Thermal Pulse Effects
One of the important differences between a nuclear and conventional weapon is the large proportion of a nuclear explosion's energy that is released in the form of thermal energy. This energy is emitted from the fireball in two pulses. The first is quite short, and carries only about 1 percent of the energy; the second pulse is more significant and is of longer duration (up to 20 seconds).
The energy from the thermal pulse can initiate fires in dry, flammable materials, such as dry leaves, grass, old newspaper, thin dark flammable fabrics, etc. The incendiary effect of the thermal pulse is also substantially affected by the later arrival of the blast wave, which usually blows out any flames that have already been kindled. However, smoldering material can reignite later.
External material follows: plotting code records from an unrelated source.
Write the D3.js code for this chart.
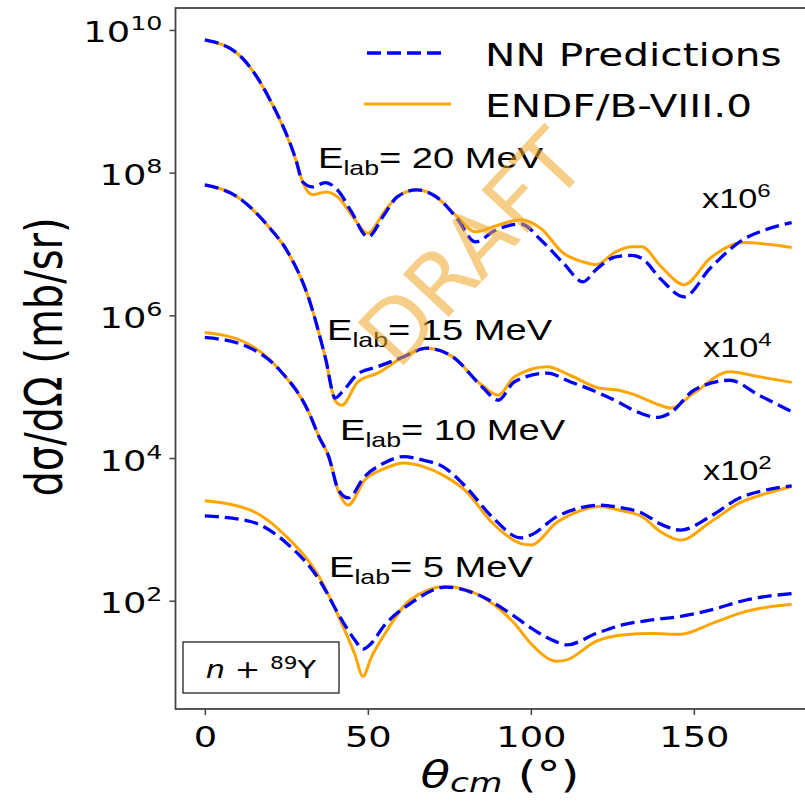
<!DOCTYPE html>
<html lang="en">
<head>
<meta charset="utf-8">
<title>n + 89Y angular distributions</title>
<script src="https://cdn.jsdelivr.net/npm/d3@7"></script>
<style>
  body { margin: 0; background: #fff; }
  text { font-family: "DejaVu Sans", sans-serif; fill: #000; }
</style>
</head>
<body>
<script>
// values are log10 of dsigma/dOmega (mb/sr), already multiplied by the offsets shown in the plot
var ang20  = [0, 10, 20, 28, 30, 33, 37, 41, 45, 50, 55, 59, 65, 71, 77, 83, 89, 97, 103, 110, 116, 120, 126, 131, 134, 140, 147, 155, 165, 172, 180];
var endf20 = [9.86, 9.67, 9.02, 8.17, 7.87, 7.69, 7.73, 7.65, 7.41, 7.15, 7.45, 7.66, 7.76, 7.66, 7.40, 7.17, 7.25, 7.34, 7.22, 6.87, 6.75, 6.71, 6.89, 6.96, 6.96, 6.68, 6.43, 6.80, 7.02, 7.00, 6.95];
var nn20   = [9.86, 9.67, 9.02, 8.17, 7.87, 7.80, 7.86, 7.74, 7.45, 7.10, 7.41, 7.66, 7.76, 7.66, 7.38, 7.03, 7.19, 7.28, 7.06, 6.73, 6.47, 6.64, 6.82, 6.84, 6.80, 6.50, 6.26, 6.66, 7.06, 7.20, 7.30];

var ang15  = [0, 10, 20, 25, 32, 37, 40, 42, 47, 53, 61, 68, 76, 85, 90, 95, 105, 112, 121, 127, 131, 139, 143, 150, 161, 170, 180];
var endf15 = [7.83, 7.66, 7.22, 6.92, 6.22, 5.40, 4.80, 4.74, 5.07, 5.19, 5.42, 5.54, 5.42, 5.02, 4.88, 5.14, 5.28, 5.16, 4.98, 4.95, 4.90, 4.75, 4.70, 4.91, 5.21, 5.14, 5.06];
var nn15   = [7.83, 7.66, 7.22, 6.92, 6.22, 5.40, 4.84, 4.92, 5.18, 5.28, 5.42, 5.54, 5.42, 5.00, 4.81, 5.07, 5.19, 5.07, 4.91, 4.78, 4.68, 4.57, 4.64, 4.95, 5.09, 4.88, 4.65];

var ang10  = [0, 12, 23, 32, 35, 38, 41, 44, 49, 55, 61, 67, 73, 80, 88, 97, 100, 108, 115, 121, 128, 134, 140, 146, 155, 164, 172, 180];
var endf10 = [5.76, 5.63, 5.23, 4.63, 4.30, 4.02, 3.53, 3.34, 3.69, 3.85, 3.93, 3.88, 3.76, 3.54, 3.10, 2.80, 2.78, 3.10, 3.26, 3.32, 3.26, 3.18, 2.96, 2.85, 3.10, 3.37, 3.50, 3.60];
var nn10   = [5.69, 5.58, 5.23, 4.63, 4.30, 4.02, 3.55, 3.44, 3.74, 3.93, 4.02, 3.97, 3.88, 3.60, 3.18, 2.88, 2.92, 3.18, 3.30, 3.34, 3.30, 3.23, 3.07, 2.99, 3.18, 3.44, 3.55, 3.61];

var ang5   = [0, 14, 25, 35, 42, 46, 48.5, 51, 55, 63, 74, 84, 95, 100, 108, 111, 120, 128, 137, 146, 156, 166, 180];
var endf5  = [3.40, 3.27, 2.90, 2.34, 1.68, 1.25, 0.94, 1.20, 1.52, 2.01, 2.20, 2.08, 1.68, 1.40, 1.15, 1.17, 1.43, 1.52, 1.54, 1.53, 1.69, 1.85, 1.95];
var nn5    = [3.19, 3.11, 2.81, 2.30, 1.73, 1.45, 1.32, 1.40, 1.65, 1.96, 2.19, 2.08, 1.78, 1.62, 1.42, 1.38, 1.54, 1.66, 1.73, 1.78, 1.88, 2.01, 2.10];

var energies   = ["20", "15", "10", "5"];
var scaleExp   = ["6", "4", "2", null];
var xTicks     = [0, 50, 100, 150];
var yTickExp   = [2, 4, 6, 8, 10];
var legendText = ["NN Predictions", "ENDF/B-VIII.0"];

var W = 805, H = 801;
var S = 1.27; // the original figure is stretched sideways

var svg = d3.select("body").append("svg")
    .attr("width", W)
    .attr("height", H);

var x = d3.scaleLinear().domain([-9, 189]).range([175.5, 821]);
var y = d3.scaleLog().domain([Math.pow(10, 0.482), Math.pow(10, 10.308)]).range([709, 8]);

// curves
var line = d3.line()
    .x(function(d) { return x(d[0]); })
    .y(function(d) { return y(Math.pow(10, d[1])); })
    .curve(d3.curveMonotoneX);

function pairs(a, v) { return a.map(function(t, i) { return [t, v[i]]; }); }

var sets = [
  [ang20, endf20, nn20],
  [ang15, endf15, nn15],
  [ang10, endf10, nn10],
  [ang5, endf5, nn5]
];

var plot = svg.append("g");
sets.forEach(function(s) {
  plot.append("path")
      .attr("d", line(pairs(s[0], s[1])))
      .attr("fill", "none")
      .attr("stroke", "orange")
      .attr("stroke-width", 3);
});
sets.forEach(function(s) {
  plot.append("path")
      .attr("d", line(pairs(s[0], s[2])))
      .attr("fill", "none")
      .attr("stroke", "blue")
      .attr("stroke-width", 3.3)
      .attr("stroke-dasharray", "14,6");
});

// frame
svg.append("rect")
    .attr("x", 175.5).attr("y", 8)
    .attr("width", 645.5).attr("height", 701)
    .attr("fill", "none")
    .attr("stroke", "#444")
    .attr("stroke-width", 1.8);

// axes
var xAxis = svg.append("g")
    .attr("transform", "translate(0,709)")
    .call(d3.axisBottom(x).tickValues(xTicks).tickSize(6).tickFormat(""));
xAxis.select(".domain").remove();
xAxis.selectAll(".tick line").attr("stroke", "#444").attr("stroke-width", 1.5);
xAxis.selectAll(".tick").append("text")
    .attr("transform", "translate(0,38) scale(" + S + ",1)")
    .attr("text-anchor", "middle")
    .style("font-size", "29px")
    .text(function(d) { return d; });

var yAxis = svg.append("g")
    .attr("transform", "translate(175.5,0)")
    .call(d3.axisLeft(y).tickValues(yTickExp.map(function(e) { return Math.pow(10, e); })).tickSize(6).tickFormat(""));
yAxis.select(".domain").remove();
yAxis.selectAll(".tick line").attr("stroke", "#444").attr("stroke-width", 1.5);
var yl = yAxis.selectAll(".tick").append("text")
    .attr("transform", "translate(-13,12) scale(" + S + ",1)")
    .attr("text-anchor", "end")
    .style("font-size", "29px");
yl.append("tspan").text("10");
yl.append("tspan")
    .attr("dy", -12)
    .style("font-size", "20px")
    .text(function(d) { return Math.round(Math.log10(d)); });

// axis titles
var xt = svg.append("text")
    .attr("transform", "translate(500,787) scale(" + S + ",1)")
    .attr("text-anchor", "middle")
    .style("font-size", "38px");
xt.append("tspan").style("font-style", "italic").text("θ");
xt.append("tspan").style("font-style", "italic").style("font-size", "27px").attr("dy", 5).text("cm");
xt.append("tspan").attr("dy", -5).text(" (°)");

svg.append("text")
    .attr("transform", "translate(62,357) scale(" + S + ",1) rotate(-90)")
    .attr("text-anchor", "middle")
    .style("font-size", "40px")
    .text("dσ/dΩ (mb/sr)");

// energy labels
var eLab = [[318, 168], [327, 340], [340, 440], [329, 577]];
energies.forEach(function(e, i) {
  var t = svg.append("text")
      .attr("transform", "translate(" + eLab[i][0] + "," + eLab[i][1] + ") scale(" + S + ",1)")
      .style("font-family", "Liberation Sans, Arial, sans-serif")
      .style("font-size", "30px");
  t.append("tspan").text("E");
  t.append("tspan").attr("dy", 7).style("font-size", "21px").text("lab");
  t.append("tspan").attr("dy", -7).text("= " + e + " MeV");
});

// scale factor labels
var mulPos = [[702, 208], [703, 357], [703, 480]];
scaleExp.forEach(function(p, i) {
  if (!p) return;
  var t = svg.append("text")
      .attr("transform", "translate(" + mulPos[i][0] + "," + mulPos[i][1] + ") scale(" + S + ",1)")
      .style("font-family", "Liberation Sans, Arial, sans-serif")
      .style("font-size", "27px");
  t.append("tspan").text("x10");
  t.append("tspan").attr("dy", -11).style("font-size", "19px").text(p);
});

// legend
var leg = svg.append("g");
leg.append("line")
    .attr("x1", 367).attr("x2", 447).attr("y1", 53).attr("y2", 53)
    .attr("stroke", "blue").attr("stroke-width", 3.3).attr("stroke-dasharray", "14,6");
leg.append("line")
    .attr("x1", 364).attr("x2", 451).attr("y1", 104).attr("y2", 104)
    .attr("stroke", "orange").attr("stroke-width", 3);
legendText.forEach(function(s, i) {
  leg.append("text")
      .attr("transform", "translate(485," + (66 + i * 51) + ") scale(" + S + ",1)")
      .style("font-size", "32px")
      .text(s);
});

// nucleus box
svg.append("rect")
    .attr("x", 183).attr("y", 642)
    .attr("width", 156).attr("height", 51)
    .attr("fill", "white")
    .attr("stroke", "#222")
    .attr("stroke-width", 1.3);
var nb = svg.append("text")
    .attr("transform", "translate(261,678) scale(" + S + ",1)")
    .attr("text-anchor", "middle")
    .style("font-size", "24px");
nb.append("tspan").style("font-style", "italic").text("n");
nb.append("tspan").text(" + ");
nb.append("tspan").attr("dy", -9).style("font-size", "17px").text("89");
nb.append("tspan").attr("dy", 9).text("Y");

// watermark
svg.append("text")
    .attr("transform", "translate(472,248) rotate(-47)")
    .attr("text-anchor", "middle")
    .attr("dy", "0.35em")
    .style("font-size", "86px")
    .style("fill", "#eea526")
    .style("fill-opacity", 0.55)
    .text("DRAFT");
</script>
</body>
</html>
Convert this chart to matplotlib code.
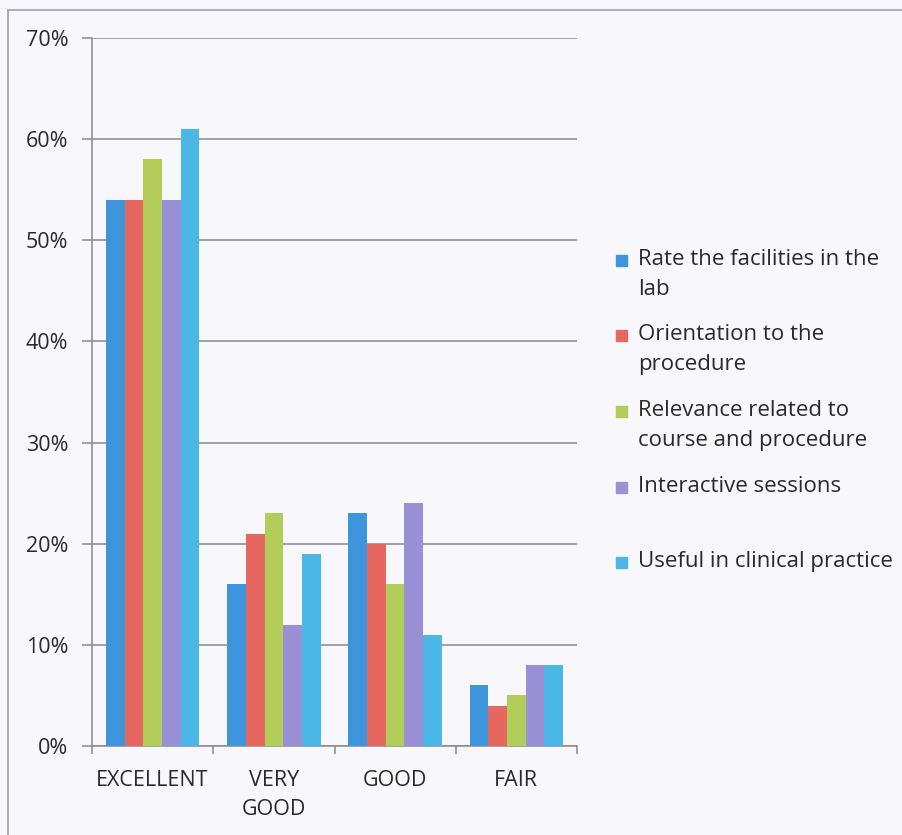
import matplotlib
matplotlib.use("Agg")
import matplotlib.pyplot as plt
import numpy as np
from matplotlib.patches import Rectangle
from matplotlib.lines import Line2D

categories = ["EXCELLENT", "VERY\nGOOD", "GOOD", "FAIR"]
series_names = [
    "Rate the facilities in the\nlab",
    "Orientation to the\nprocedure",
    "Relevance related to\ncourse and procedure",
    "Interactive sessions",
    "Useful in clinical practice",
]
facilities = [54, 16, 23, 6]
orientation = [54, 21, 20, 4]
relevance = [58, 23, 16, 5]
interactive = [54, 12, 24, 8]
useful = [61, 19, 11, 8]
series_values = [facilities, orientation, relevance, interactive, useful]
y_ticks = [0, 10, 20, 30, 40, 50, 60, 70]

colors = ["#3f95db", "#e5675f", "#b3cd5a", "#9a90d6", "#4ab7e6"]
bg = "#f8f7fc"
txt = "#2a2a2a"
font = ["Open Sans", "DejaVu Sans"]
plt.rcParams['font.family'] = font

W, H = 902, 835
fig = plt.figure(figsize=(W / 100, H / 100), dpi=100, facecolor=bg)

# outer chart frame
fig.add_artist(Line2D([8 / W, 8 / W], [0, 1 - 10 / H], transform=fig.transFigure,
                      color="#a0a0a8", lw=1.2))
fig.add_artist(Line2D([8 / W, 1], [1 - 10 / H, 1 - 10 / H], transform=fig.transFigure,
                      color="#a0a0a8", lw=1.2))

left, right, top, bottom = 92, 577, 38, 746
ax = fig.add_axes([left / W, 1 - bottom / H, (right - left) / W, (bottom - top) / H])
ax.set_facecolor(bg)

n = len(series_values)
x = np.arange(len(categories))
group_w = 0.77
bw = group_w / n
for i, (vals, c) in enumerate(zip(series_values, colors)):
    ax.bar(x - group_w / 2 + bw * (i + 0.5), vals, width=bw, color=c, zorder=3)

ax.set_xlim(-0.5, len(categories) - 0.5)
ax.set_ylim(0, 70)
ax.set_yticks(y_ticks)
ax.set_yticklabels([f"{v}%" for v in y_ticks], fontsize=15.5, color=txt)
ax.yaxis.grid(True, color="#8a8a8e", lw=1.1, zorder=0)
ax.set_axisbelow(True)

ax.set_xticks(x)
ax.set_xticklabels(categories, fontsize=15.5, color=txt, linespacing=1.5)
ax.tick_params(axis="x", which="major", length=0, pad=17.5)
ax.set_xticks(np.arange(-0.5, len(categories)), minor=True)
ax.tick_params(axis="x", which="minor", length=6, color="#8a8a8e", width=1.1)
ax.tick_params(axis="y", length=7, color="#8a8a8e", width=1.1, pad=10)

for s in ["top", "right"]:
    ax.spines[s].set_visible(False)
ax.spines["left"].set_color("#8a8a8e")
ax.spines["bottom"].set_color("#8a8a8e")
ax.spines["left"].set_linewidth(1.1)
ax.spines["bottom"].set_linewidth(1.1)

# legend (baselines of first line, in pixels from top)
legend_base = [265, 340, 416, 492, 567]
line_step = 30
for name, c, yy in zip(series_names, colors, legend_base):
    fig.add_artist(Rectangle((616 / W, 1 - (yy + 1) / H), 11 / W, 11 / H,
                             transform=fig.transFigure, color=c))
    for k, line in enumerate(name.split("\n")):
        fig.text(638 / W, 1 - (yy + k * line_step) / H, line, fontsize=16,
                 color=txt, va="baseline", ha="left")

fig.savefig("out.png", dpi=100, facecolor=bg)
The major incendiary effect of nuclear explosions is caused by the blast wave. Collapsed structures are much more vulnerable to fire than intact ones. The blast reduces many structures to piles of kindling, the many gaps opened in roofs and walls act as chimneys, gas lines are broken open, storage tanks for flammable materials are ruptured. The primary ignition sources appear to be flames and pilot lights in heating appliances (furnaces, water heaters, stoves, etc.). Smoldering material from the thermal pulse can be very effective at igniting leaking gas.
Thermal radiation damage depends very strongly on weather conditions. Cloud cover, smoke, or other obscuring material in the air can considerably reduce effective damage ranges versus clear air conditions.
Thermal radiation also affects humans both directly - by flash burns on exposed skin - and indirectly - by fires started by the explosion.